Improve Matching Accuracy and Consistency: For multi-view stereo and matching, accuracy improves by 7–34% (as measured by mean depth error, F1, or recall-precision metrics) relative to unconstrained or global attention baselines (Liu et al., 2023, Wang et al., 2022, Huang et al., 2021, Chang et al., 2023, Zhang et al., 17 Dec 2025).
Accelerate Inference and Reduce Memory: Memory and multiply-accumulate count is reduced by 1–2 orders of magnitude, and wall-clock runtime is halved or better in practical settings (Liu et al., 2023, Wang et al., 2022, Tobin et al., 2019).
Boost Downstream Joint Tasks: In multi-view compression, joint autoencoding with epipolar attention approaches the information-theoretic limit for stereo rate-distortion (Wödlinger et al., 2023). For view synthesis/diffusion, cross-view geometric fidelity and 3D reconstruction are significantly improved (Huang et al., 2023, Ye et al., 25 Feb 2025).
Suppress False Positives: Visualizations demonstrate that mass in attention maps focuses exclusively along valid epipolar support, suppressing scatter onto geometrically inconsistent backgrounds (Liu et al., 2023, Chang et al., 2023, Witte et al., 2024).

6. Variants and Extensions: From Masking to Learned Priors

Notable extensions and variants include:

Soft Geometric Attenuation: Instead of binary masks, some frameworks (e.g. Epipolar Attention Fields in EAFormer (Witte et al., 2024)) apply continuous, typically Gaussian, attenuation based on epipolar distance, blending geometric and appearance cues.
Learned or Adaptive Bandwidths: The tolerance or band width for the epipolar constraint may be linearly annealed or learned during training (as in EpiMask (Deshmukh et al., 23 Mar 2026)).
Integration with Semantic or OT Priors: In unsupervised stereo, optimal transport is combined with row-wise attention to further suppress outliers or occluded matches (Huang et al., 2021).
Spherical and Panoramic Epipolar Constraints: CamPVG deploys spherical epipolar masking for panoramic video, deriving closed-form great-circle constraints to enforce consistency under spherical camera models (Ji et al., 24 Sep 2025).
Supervision and Training Strategies: Some models incorporate explicit geometric supervision (binary cross-entropy penalties on masked attention, e.g. (Bhalgat et al., 2022)), while others embed the constraint directly in the architecture without added losses.

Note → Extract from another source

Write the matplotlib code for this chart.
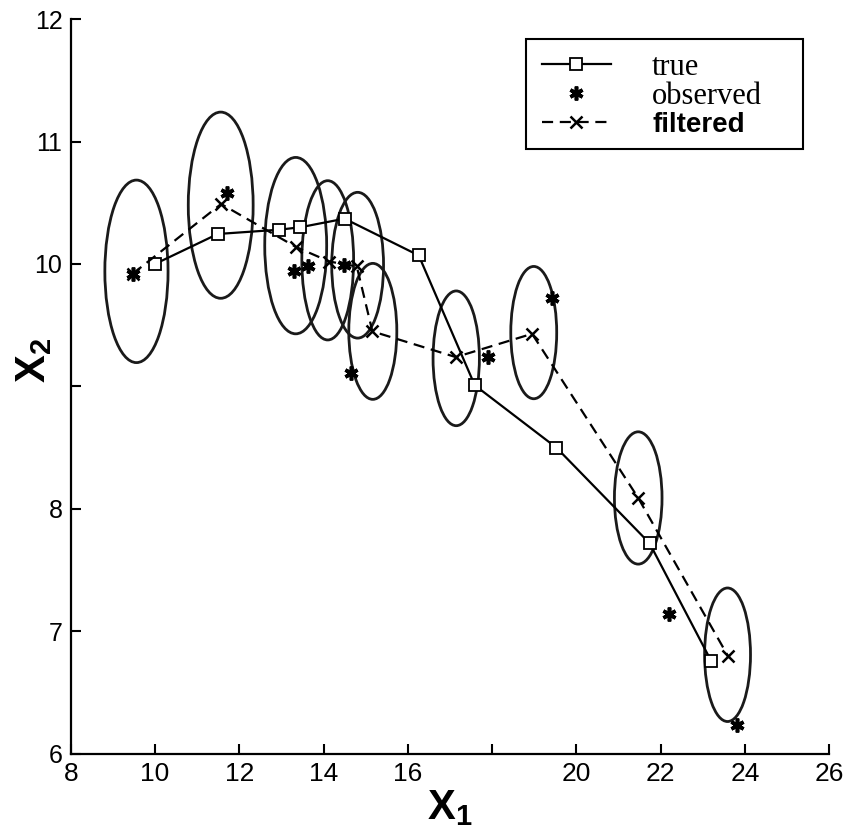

7. Limitations and Research Directions

Epipolar-constrained attention presupposes known or estimable camera geometry. In domains with uncalibrated cameras, estimation errors in $F$ may degrade performance. Furthermore, for degenerate configurations (e.g., parallel cameras with high image overlap), epipolar constraint may not sufficiently disambiguate correspondences. Extension to uncalibrated, partially calibrated, or weakly supervised settings remains an active area of research, as does further efficiency optimization for very high resolution or large-scale settings. Future directions also include integrating learning-based $F$ estimation, dynamic or data-driven adaptation of mask/tolerance width, and hybridization with other cross-view geometric priors (Tobin et al., 2019, Ji et al., 24 Sep 2025, Zhang et al., 17 Dec 2025).

References:

"When Epipolar Constraint Meets Non-local Operators in Multi-View Stereo" (Liu et al., 2023)
"MVSTER: Epipolar Transformer for Efficient Multi-View Stereo" (Wang et al., 2022)
"ECSIC: Epipolar Cross Attention for Stereo Image Compression" (Wödlinger et al., 2023)
"Structured Epipolar Matcher for Local Feature Matching" (Chang et al., 2023)
"Epipolar Transformers" (He et al., 2020)
"Geometry-Aware Neural Rendering" (Tobin et al., 2019)
"Epipolar Cross Attention for Bird’s Eye View Semantic Segmentation" (Witte et al., 2024)
"H-Net: Unsupervised Attention-based Stereo Depth Estimation Leveraging Epipolar Geometry" (Huang et al., 2021)
"EpiMask: Leveraging Epipolar Distance Based Masks in Cross-Attention for Satellite Image Matching" (Deshmukh et al., 23 Mar 2026)
"Multi-View Industrial Anomaly Detection with Epipolar Constrained Cross-View Fusion" (Liu et al., 14 Mar 2025)
"MVGSR: Multi-View Consistent 3D Gaussian Super-Resolution via Epipolar Guidance" (Zhang et al., 17 Dec 2025)
"EpiDiff: Enhancing Multi-View Synthesis via Localized Epipolar-Constrained Diffusion" (Huang et al., 2023)
"Synthesizing Consistent Novel Views via 3D Epipolar Attention without Re-Training" (Ye et al., 25 Feb 2025)
"CamPVG: Camera-Controlled Panoramic Video Generation with Epipolar-Aware Diffusion" (Ji et al., 24 Sep 2025)
"A Light Touch Approach to Teaching Transformers Multi-view Geometry" (Bhalgat et al., 2022)